[Code that draws figures]
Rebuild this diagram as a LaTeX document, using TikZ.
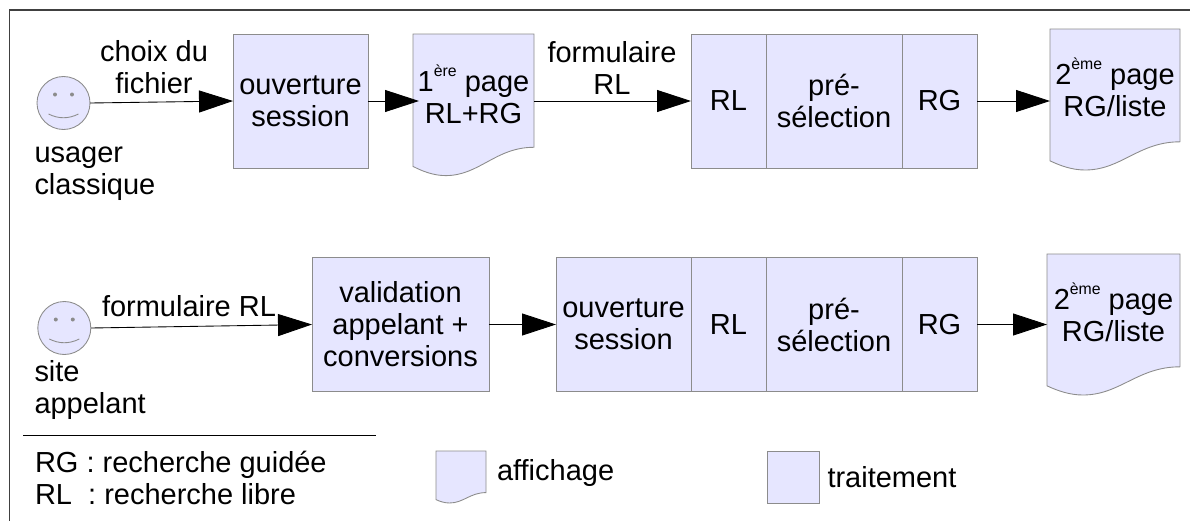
\documentclass[tikz,border=0pt]{standalone}
\usepackage{fontspec}
\setmainfont{Liberation Sans}
\usetikzlibrary{arrows.meta}
\definecolor{boxfill}{HTML}{E6E6FF}
\definecolor{boxline}{HTML}{8C8C8C}
\tikzset{
  every node/.style={font=\fontsize{16.5}{18.2}\selectfont, inner sep=0pt, outer sep=0pt},
  square/.style={rectangle, draw=boxline, fill=boxfill, line width=0.5pt, align=center},
  pageshape/.style={draw=boxline, fill=boxfill, line width=0.5pt},
  pagetext/.style={align=center},
  face/.style={circle, draw=boxline, fill=boxfill, line width=0.5pt, minimum size=1.06cm},
  flow/.style={line width=0.5pt, -{Triangle[length=0.68cm,width=0.44cm]}},
  flowlabel/.style={align=center},
  leftlabel/.style={align=left, anchor=west}
}
% page with a wavy foot: x, y of top left corner, width, height
\newcommand{\pagedoc}[4]{
  \draw[pageshape, shift={(#1,#2)}, x={#3*0.02cm}, y={-#4*0.02cm}] (0,0) -- (1,0) -- (1,.8)
    .. controls (.68,.8) and (.55,1) .. (.27,1) .. controls (.17,1) and (.08,.97) .. (0,.935) -- cycle;
}
% eyes and mouth of a face
\newcommand{\faceparts}[2]{
  \fill[boxline] (#1-8.5,#2-8.5) circle (2) (#1+8.5,#2-8.5) circle (2);
  \draw[boxline, line width=0.5pt] (#1-15,#2+11) .. controls (#1-5,#2+16) and (#1+5,#2+16) .. (#1+15,#2+11);
}
% small raised ending of an ordinal
\newcommand{\ordinal}[1]{\raisebox{0.52em}{\fontsize{9}{9}\selectfont #1}}
\begin{document}
\begin{tikzpicture}[x=0.02cm,y=-0.02cm]
\useasboundingbox (0,0) rectangle (1190,521);
\draw[line width=0.6pt, black!75] (1190,10) -- (9.5,10) -- (9.5,521);

% first row
\node[face] (usager) at (63.5,103) {};
\faceparts{63.5}{103}
\node[leftlabel] (usagerlabel) at (34.5,174) {usager\\classique};
\node[square, minimum width=2.7cm, minimum height=2.68cm] (ouverture) at (300.5,101) {ouverture\\session};
\pagedoc{413}{34}{121}{141.6}
\node[pagetext, minimum width=2.42cm] (page) at (473.5,94) {1\ordinal{ère} page\\RL+RG};
\node[square, minimum width=1.5cm, minimum height=2.68cm] (rl) at (728.5,101) {RL};
\node[square, minimum width=2.72cm, minimum height=2.68cm] (presel) at (834,101) {pré-\\sélection};
\node[square, minimum width=1.5cm, minimum height=2.68cm] (rg) at (939.5,101) {RG};
\pagedoc{1050}{29}{130}{141}
\node[pagetext, minimum width=2.6cm] (pageb) at (1115,87) {2\ordinal{ème} page\\RG/liste};
\node[flowlabel] (choix) at (154,67) {choix du\\fichier};
\node[flowlabel] (form) at (612,68) {formulaire\\RL};

\draw[flow] (usager.east) -- (ouverture.west);
\draw[flow, shorten >=-0.12cm] (ouverture.east) -- (ouverture.east -| page.west);
\draw[flow] (page.east |- rl.west) -- (rl.west);
\draw[flow] (rg.east) -- (rg.east -| pageb.west);

% second row
\node[face] (site) at (64.3,328) {};
\faceparts{64.3}{328}
\node[leftlabel] (sitelabel) at (34.5,390) {site\\appelant};
\node[square, minimum width=3.54cm, minimum height=2.69cm] (valid) at (400.5,324.5) {validation\\appelant +\\conversions};
\node[square, minimum width=2.7cm, minimum height=2.69cm] (ouvertureb) at (623.5,324.5) {ouverture\\session};
\node[square, minimum width=1.5cm, minimum height=2.69cm] (rlb) at (728.5,324.5) {RL};
\node[square, minimum width=2.72cm, minimum height=2.69cm] (preselb) at (834,324.5) {pré-\\sélection};
\node[square, minimum width=1.5cm, minimum height=2.69cm] (rgb) at (939.5,324.5) {RG};
\pagedoc{1047}{254}{133}{141}
\node[pagetext, minimum width=2.66cm] (pagec) at (1113.5,312) {2\ordinal{ème} page\\RG/liste};
\node[flowlabel, anchor=base] (formb) at (189,316) {formulaire RL};

\draw[flow] (site.east) -- (valid.west);
\draw[flow] (valid.east) -- (ouvertureb.west);
\draw[flow] (rgb.east) -- (rgb.east -| pagec.west);

% legend
\coordinate (ruleleft) at (23,435.7);
\coordinate (ruleright) at (376,435.7);
\draw[line width=0.5pt] (ruleleft) -- (ruleright);
\node[leftlabel] (sigles) at (35,478) {RG : recherche guidée\\RL\ \ : recherche libre};
\pagedoc{436}{451}{50}{52}
\node[leftlabel] (affichage) at (497,473) {affichage};
\node[square, minimum width=1.04cm, minimum height=1.04cm] (traitbox) at (793,477) {};
\node[leftlabel] (traitement) at (827.5,477) {traitement};
\end{tikzpicture}
\end{document}
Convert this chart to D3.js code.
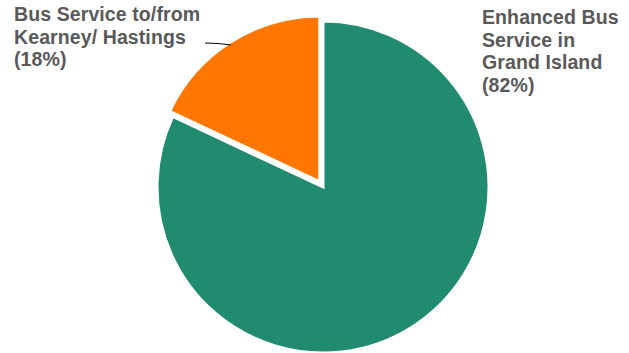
<!DOCTYPE html>
<html>
<head>
<meta charset="utf-8">
<script src="https://cdn.jsdelivr.net/npm/d3@7"></script>
<style>
  body { margin: 0; background: #fff; }
  text { font-family: "Liberation Sans", Arial, sans-serif; font-weight: bold; fill: #595959; }
</style>
</head>
<body>
<div id="chart"></div>
<script>
var categories = ["Enhanced Bus Service in Grand Island", "Bus Service to/from Kearney/ Hastings"];
var values = [82, 18];
var colors = ["#218B70", "#FF7700"];

var width = 629,
    height = 353;
var cx = 323, cy = 187, radius = 166;

var svg = d3.select("#chart")
    .append("svg")
    .attr("width", width)
    .attr("height", height);

var pie = d3.pie().sort(null).value(function(d) { return d; });
var arcs = pie(values);
var arc = d3.arc().innerRadius(0).outerRadius(radius);

var g = svg.append("g").attr("transform", "translate(" + cx + "," + cy + ")");

// the small slice is pulled out a bit
var explode = [0, 6];

g.selectAll("path")
    .data(arcs)
    .enter().append("path")
    .attr("d", arc)
    .attr("fill", function(d, i) { return colors[i]; })
    .attr("stroke", "#fff")
    .attr("stroke-width", 3)
    .attr("stroke-linejoin", "miter")
    .attr("transform", function(d, i) {
        var a = (d.startAngle + d.endAngle) / 2;
        return "translate(" + (Math.sin(a) * explode[i]) + "," + (-Math.cos(a) * explode[i]) + ")";
    });

// labels
var labelLines = [
    ["Enhanced Bus", "Service in", "Grand Island", "(82%)"],
    ["Bus Service to/from", "Kearney/ Hastings", "(18%)"]
];
var labelPos = [[482, 24], [14, 21]];

labelLines.forEach(function(lines, i) {
    var t = svg.append("text")
        .attr("x", labelPos[i][0])
        .attr("y", labelPos[i][1])
        .style("font-size", "19.5px")
        .style("letter-spacing", "0.1px");
    lines.forEach(function(l, j) {
        t.append("tspan")
            .attr("x", labelPos[i][0])
            .attr("dy", j == 0 ? 0 : 22.6)
            .text(l);
    });
});

// leader line for the small slice
svg.append("path")
    .attr("d", "M205,43 Q218,43 231,45")
    .attr("fill", "none")
    .attr("stroke", "#000")
    .attr("stroke-width", 1);
</script>
</body>
</html>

WRITTEN EXERCISE: Pictures excluded, repeat the records exactly from their opening line through the line containing "(9.5,10) -- (9.5,521);".

CORRECT RESULT:
Rebuild this diagram as a LaTeX document, using TikZ.
\documentclass[tikz,border=0pt]{standalone}
\usepackage{fontspec}
\setmainfont{Liberation Sans}
\usetikzlibrary{arrows.meta}
\definecolor{boxfill}{HTML}{E6E6FF}
\definecolor{boxline}{HTML}{8C8C8C}
\tikzset{
  every node/.style={font=\fontsize{16.5}{18.2}\selectfont, inner sep=0pt, outer sep=0pt},
  square/.style={rectangle, draw=boxline, fill=boxfill, line width=0.5pt, align=center},
  pageshape/.style={draw=boxline, fill=boxfill, line width=0.5pt},
  pagetext/.style={align=center},
  face/.style={circle, draw=boxline, fill=boxfill, line width=0.5pt, minimum size=1.06cm},
  flow/.style={line width=0.5pt, -{Triangle[length=0.68cm,width=0.44cm]}},
  flowlabel/.style={align=center},
  leftlabel/.style={align=left, anchor=west}
}
% page with a wavy foot: x, y of top left corner, width, height
\newcommand{\pagedoc}[4]{
  \draw[pageshape, shift={(#1,#2)}, x={#3*0.02cm}, y={-#4*0.02cm}] (0,0) -- (1,0) -- (1,.8)
    .. controls (.68,.8) and (.55,1) .. (.27,1) .. controls (.17,1) and (.08,.97) .. (0,.935) -- cycle;
}
% eyes and mouth of a face
\newcommand{\faceparts}[2]{
  \fill[boxline] (#1-8.5,#2-8.5) circle (2) (#1+8.5,#2-8.5) circle (2);
  \draw[boxline, line width=0.5pt] (#1-15,#2+11) .. controls (#1-5,#2+16) and (#1+5,#2+16) .. (#1+15,#2+11);
}
% small raised ending of an ordinal
\newcommand{\ordinal}[1]{\raisebox{0.52em}{\fontsize{9}{9}\selectfont #1}}
\begin{document}
\begin{tikzpicture}[x=0.02cm,y=-0.02cm]
\useasboundingbox (0,0) rectangle (1190,521);
\draw[line width=0.6pt, black!75] (1190,10) -- (9.5,10) -- (9.5,521);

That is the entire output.